In the above example tobacco and alcohol consumption are examples of confounding variables as illustrated in Figure 1.1. In this example, the individuals exposed or drinking coffee are typified by their tobacco and alcohol consumption, and these same factors are also known to influence cancer incidence rates.


Figure 1.1 Graphical representation of how confounding variables may influence both exposure (drinking coffee) and bladder cancer incidence.

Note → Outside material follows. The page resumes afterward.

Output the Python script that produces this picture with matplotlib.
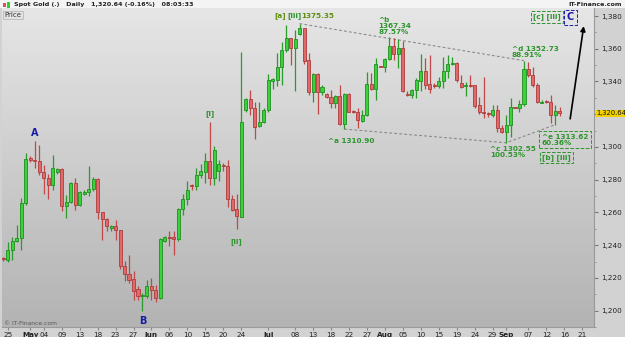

Any observational study that compares populations distinguished by a particular variable (such as a comparison of coffee drinkers and non‐coffee drinkers) and ascribes the differences found in other variables (such as bladder cancer rates) to the first variable is open to the charge that the observed differences are in fact due to some other, confounding, variables. Thus, the difference in bladder cancer rates between coffee drinkers and non‐drinkers has been ascribed to genetic factors; that is, some factor that makes people want to drink coffee also makes them more susceptible bladder cancer. The difficulty with observational studies is that there is an infinite source of potential confounding variables. An investigator can measure all the variables that seem reasonable to him but a critic can always think of another, unmeasured, variable that just might explain the result. It is only in prospective randomised studies that this logical difficulty is avoided. In randomised trials, where the alternative interventions (the exposure variables) are assigned purely by a chance mechanism, it can be assumed that unmeasured confounding variables are comparable, on average, in the two groups. Unfortunately, in many circumstances it is not possible to randomise the exposure variable as part of the experimental design, as in the case of drinking coffee and bladder cancer, and so alternative interpretations are always possible. Observational studies are further discussed in Chapter 14.